Stated task: Copy all lines below exactly as written. Leave pictures out.

■ ■ ■ ■ ■ ■ ■

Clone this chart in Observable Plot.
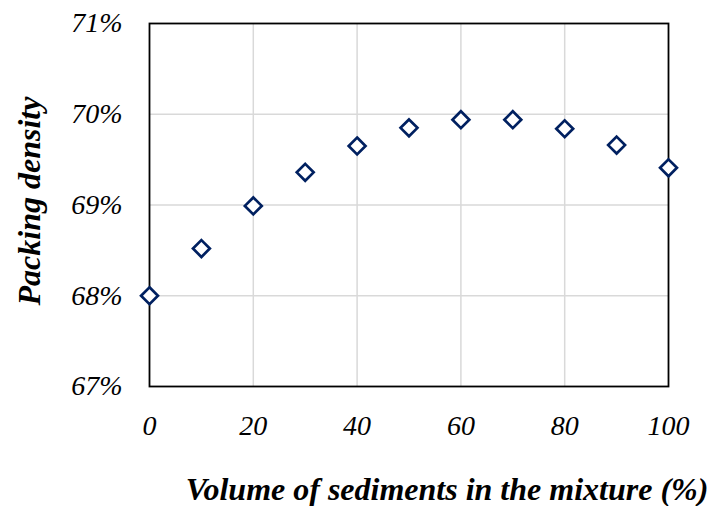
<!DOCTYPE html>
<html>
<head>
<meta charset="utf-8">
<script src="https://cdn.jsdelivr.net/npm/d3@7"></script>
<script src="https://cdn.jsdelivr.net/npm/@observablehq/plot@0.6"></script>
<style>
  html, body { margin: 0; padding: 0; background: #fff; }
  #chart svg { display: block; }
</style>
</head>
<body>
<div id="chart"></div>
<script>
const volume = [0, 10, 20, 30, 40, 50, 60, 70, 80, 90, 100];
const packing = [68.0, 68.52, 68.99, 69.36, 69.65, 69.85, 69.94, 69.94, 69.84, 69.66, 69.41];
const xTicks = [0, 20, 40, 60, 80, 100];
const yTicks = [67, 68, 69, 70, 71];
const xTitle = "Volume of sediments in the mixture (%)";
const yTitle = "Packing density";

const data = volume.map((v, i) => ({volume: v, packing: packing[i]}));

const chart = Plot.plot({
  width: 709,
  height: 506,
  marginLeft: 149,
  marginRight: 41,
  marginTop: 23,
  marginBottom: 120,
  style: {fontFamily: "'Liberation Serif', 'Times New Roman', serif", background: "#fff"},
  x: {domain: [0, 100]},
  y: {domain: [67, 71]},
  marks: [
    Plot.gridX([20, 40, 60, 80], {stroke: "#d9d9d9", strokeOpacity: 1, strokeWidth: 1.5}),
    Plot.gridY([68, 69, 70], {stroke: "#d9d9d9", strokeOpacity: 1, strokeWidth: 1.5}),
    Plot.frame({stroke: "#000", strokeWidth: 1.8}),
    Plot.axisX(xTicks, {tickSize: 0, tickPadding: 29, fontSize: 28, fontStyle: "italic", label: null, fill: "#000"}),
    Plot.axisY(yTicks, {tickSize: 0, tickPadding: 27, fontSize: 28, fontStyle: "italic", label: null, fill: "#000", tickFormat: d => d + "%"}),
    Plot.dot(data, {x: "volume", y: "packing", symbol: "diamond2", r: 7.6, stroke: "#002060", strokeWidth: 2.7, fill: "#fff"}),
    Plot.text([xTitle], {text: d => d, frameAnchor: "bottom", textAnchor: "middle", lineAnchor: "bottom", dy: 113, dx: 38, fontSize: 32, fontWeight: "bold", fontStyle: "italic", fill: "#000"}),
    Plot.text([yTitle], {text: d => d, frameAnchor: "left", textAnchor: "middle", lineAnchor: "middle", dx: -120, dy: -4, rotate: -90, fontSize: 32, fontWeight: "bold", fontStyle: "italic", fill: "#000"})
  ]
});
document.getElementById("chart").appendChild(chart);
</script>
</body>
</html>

■ ■ ■ ■ ■ ■ ■

Response to this exercise:
Clone this chart in Observable Plot.
<!DOCTYPE html>
<html>
<head>
<meta charset="utf-8">
<script src="https://cdn.jsdelivr.net/npm/d3@7"></script>
<script src="https://cdn.jsdelivr.net/npm/@observablehq/plot@0.6"></script>
<style>
  html, body { margin: 0; padding: 0; background: #fff; }
  #chart svg { display: block; }
</style>
</head>
<body>
<div id="chart"></div>
<script>
const volume = [0, 10, 20, 30, 40, 50, 60, 70, 80, 90, 100];
const packing = [68.0, 68.52, 68.99, 69.36, 69.65, 69.85, 69.94, 69.94, 69.84, 69.66, 69.41];
const xTicks = [0, 20, 40, 60, 80, 100];
const yTicks = [67, 68, 69, 70, 71];
const xTitle = "Volume of sediments in the mixture (%)";
const yTitle = "Packing density";

const data = volume.map((v, i) => ({volume: v, packing: packing[i]}));

const chart = Plot.plot({
  width: 709,
  height: 506,
  marginLeft: 149,
  marginRight: 41,
  marginTop: 23,
  marginBottom: 120,
  style: {fontFamily: "'Liberation Serif', 'Times New Roman', serif", background: "#fff"},
  x: {domain: [0, 100]},
  y: {domain: [67, 71]},
  marks: [
    Plot.gridX([20, 40, 60, 80], {stroke: "#d9d9d9", strokeOpacity: 1, strokeWidth: 1.5}),
    Plot.gridY([68, 69, 70], {stroke: "#d9d9d9", strokeOpacity: 1, strokeWidth: 1.5}),
    Plot.frame({stroke: "#000", strokeWidth: 1.8}),
    Plot.axisX(xTicks, {tickSize: 0, tickPadding: 29, fontSize: 28, fontStyle: "italic", label: null, fill: "#000"}),
    Plot.axisY(yTicks, {tickSize: 0, tickPadding: 27, fontSize: 28, fontStyle: "italic", label: null, fill: "#000", tickFormat: d => d + "%"}),
    Plot.dot(data, {x: "volume", y: "packing", symbol: "diamond2", r: 7.6, stroke: "#002060", strokeWidth: 2.7, fill: "#fff"}),
    Plot.text([xTitle], {text: d => d, frameAnchor: "bottom", textAnchor: "middle", lineAnchor: "bottom", dy: 113, dx: 38, fontSize: 32, fontWeight: "bold", fontStyle: "italic", fill: "#000"}),
    Plot.text([yTitle], {text: d => d, frameAnchor: "left", textAnchor: "middle", lineAnchor: "middle", dx: -120, dy: -4, rotate: -90, fontSize: 32, fontWeight: "bold", fontStyle: "italic", fill: "#000"})
  ]
});
document.getElementById("chart").appendChild(chart);
</script>
</body>
</html>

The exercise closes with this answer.